Nobody’s perfect. No matter how well-planned and systematic a construction project is or how skillful the workers are, some things are really out of our control and are bound to go downhill. Teams are composed of human beings who make mistakes. As a project owner or manager, you have to accept this reality.
While any error is bad, it can be magnified further when people involved in the construction work don’t realize that the error has occurred until it comes to a point when irreparable damage has been done. If it's not addressed as soon as possible, it can become the major reason for failure of a project.
Faced with these two realities – that errors may occur, and that they should be addressed immediately – the first thing to do when a team is faced with errors is to talk about it. This is, of course, easier said than done, as group discussions may lead to finger-pointing and personal judgment rather than coming up with solutions. If you lead a project team, here are some tips on how to discuss errors with your members:
1. Set the tone of the discussion. People directly involved in the incident may become defensive and will tend to want to cover their butts. Assure everyone on the team that you’re having the discussion to address the problem, and not to deal with the problem makers. As you start the discussion, the error should already have been identified and everyone made aware of it so that your team is not in an agitated and panicked mindset. During the discussions, do not linger on the negative effects of the error. Rather, focus on the root causes so that you can come up with preventive measures for the future.
2. Brainstorm solutions to the problem with your team without dismissing any ideas in the beginning. Brainstorming involves collecting the members’ ideas without filtering anything out, no matter how outrageous they may sound. Once you’ve exhausted the ideas, you can start discussing the points one by one.
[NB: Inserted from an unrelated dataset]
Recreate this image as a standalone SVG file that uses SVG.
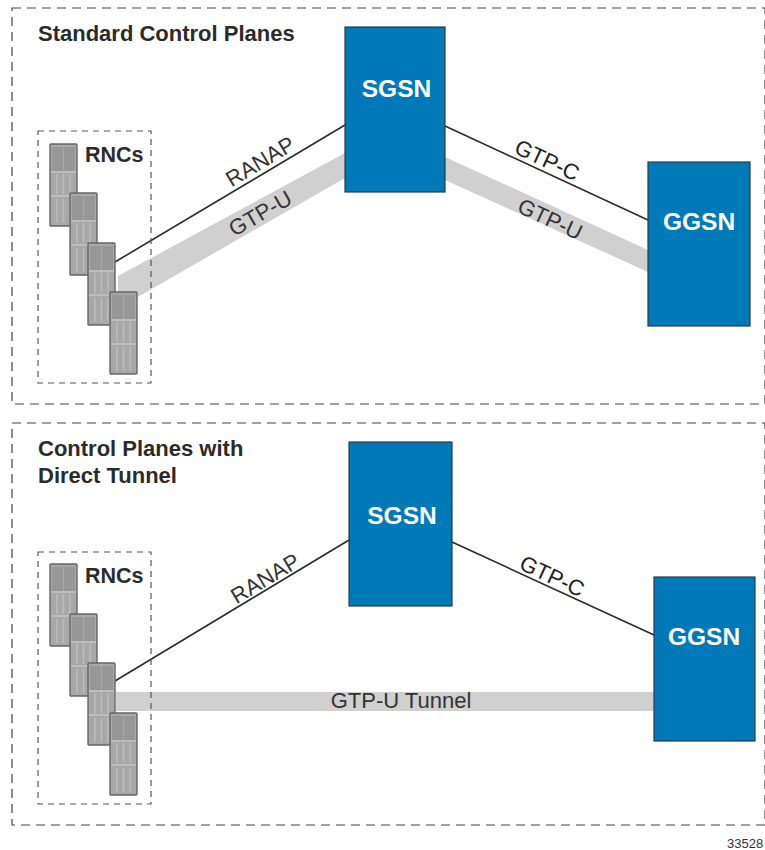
<svg xmlns="http://www.w3.org/2000/svg" xmlns:xlink="http://www.w3.org/1999/xlink" width="765" height="850" viewBox="0 0 765 850">
<style>
text{font-family:"Liberation Sans",Arial,sans-serif}
.frame{fill:none;stroke:#444;stroke-width:1.2;stroke-dasharray:9 6}
.rfr{fill:none;stroke:#555;stroke-width:1.2;stroke-dasharray:6 5}
.box{fill:#0079b8;stroke:#2b3a44;stroke-width:1.2}
.nl{font-size:24.500px;font-weight:bold;fill:#fff;text-anchor:middle}
.ttl{font-size:22px;font-weight:bold;fill:#2b2b2b}
.rn{font-size:21.500px;font-weight:bold;fill:#2b2b2b}
.lbl{font-size:22px;fill:#333;text-anchor:middle}
.dark{fill:#222}
.wire{stroke:#2b2b2b;stroke-width:1.6;fill:none}
.tun{fill:#d0d0d0;stroke:none}
</style>
<defs>
<g id="rack">
<rect x="0" y="0" width="27" height="82" rx="1" fill="#a8a8a8" stroke="#666" stroke-width="1.4"/>
<rect x="2" y="3" width="11" height="24" fill="#979797"/>
<rect x="14" y="3" width="11" height="24" fill="#979797"/>
<path d="M1 28H26M1 52H26" stroke="#c4c4c4" stroke-width="1.5"/>
<path d="M7 30V50M13.500 30V50M20 30V50M7 55V79M13.500 55V79M20 55V79" stroke="#bcbcbc" stroke-width="1.5"/>
</g>
</defs>
<g id="connectors">
<polygon class="tun" points="345,153 345,178 136,298 118,292 118,276"/>
<polygon class="tun" points="445,157 648,250 648,272 445,180"/>
<rect class="tun" x="116" y="692" width="538" height="19"/>
<path class="wire" d="M115 262L345 125M445 126L648 220M115 681L349 540M452 542L654 635"/>
</g>
<g id="frame-standard">
<rect class="frame" x="12" y="8" width="753" height="396"/>
<text class="ttl" x="38" y="41">Standard Control Planes</text>
</g>
<g id="frame-direct">
<rect class="frame" x="12" y="423" width="753" height="402"/>
<text class="ttl" x="38" y="456">Control Planes with</text>
<text class="ttl" x="38" y="483">Direct Tunnel</text>
</g>
<g id="rncs-top">
<rect class="rfr" x="38" y="131" width="113" height="252"/>
<use xlink:href="#rack" href="#rack" x="50" y="144"/>
<use xlink:href="#rack" href="#rack" x="70" y="193"/>
<use xlink:href="#rack" href="#rack" x="88" y="243"/>
<use xlink:href="#rack" href="#rack" x="110" y="292"/>
<text class="rn" x="85" y="162">RNCs</text>
</g>
<g id="rncs-bottom">
<rect class="rfr" x="38" y="552" width="113" height="252"/>
<use xlink:href="#rack" href="#rack" x="50" y="564"/>
<use xlink:href="#rack" href="#rack" x="70" y="614"/>
<use xlink:href="#rack" href="#rack" x="88" y="663"/>
<use xlink:href="#rack" href="#rack" x="110" y="713"/>
<text class="rn" x="85" y="583">RNCs</text>
</g>
<g id="sgsn-top"><rect class="box" x="345" y="27" width="100" height="165"/><text class="nl" x="396.500" y="97">SGSN</text></g>
<g id="ggsn-top"><rect class="box" x="648" y="162" width="102" height="164"/><text class="nl" x="699" y="230">GGSN</text></g>
<g id="sgsn-bottom"><rect class="box" x="349" y="442" width="103" height="164"/><text class="nl" x="402" y="524">SGSN</text></g>
<g id="ggsn-bottom"><rect class="box" x="654" y="577" width="101" height="164"/><text class="nl" x="704" y="645">GGSN</text></g>
<g id="labels">
<text class="lbl" transform="translate(264 168) rotate(-31)">RANAP</text>
<text class="lbl" transform="translate(264 220) rotate(-30)">GTP-U</text>
<text class="lbl dark" transform="translate(544 167) rotate(25)">GTP-C</text>
<text class="lbl" transform="translate(547 226) rotate(25)">GTP-U</text>
<text class="lbl" transform="translate(269 585) rotate(-31)">RANAP</text>
<text class="lbl dark" transform="translate(549 583) rotate(25)">GTP-C</text>
<text class="lbl" x="401" y="708">GTP-U Tunnel</text>
<text x="727" y="848" font-size="13" fill="#333">33528</text>
</g>
</svg>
3. Make a report. More than just a paper to present to the big bosses, an incident report contains the error, its root causes, the corrective actions made, and any preventive measures that you want to put in place. This allows not only your team but also the entire organization to learn from what happened.
Errors may be painful and costly, but in the end, they can be seen as opportunities for the company to improve on current practices. They also provide venues for employees to provide suggestions and give them ownership of their jobs. Mistakes, we all make 'em and we can all learn from 'em.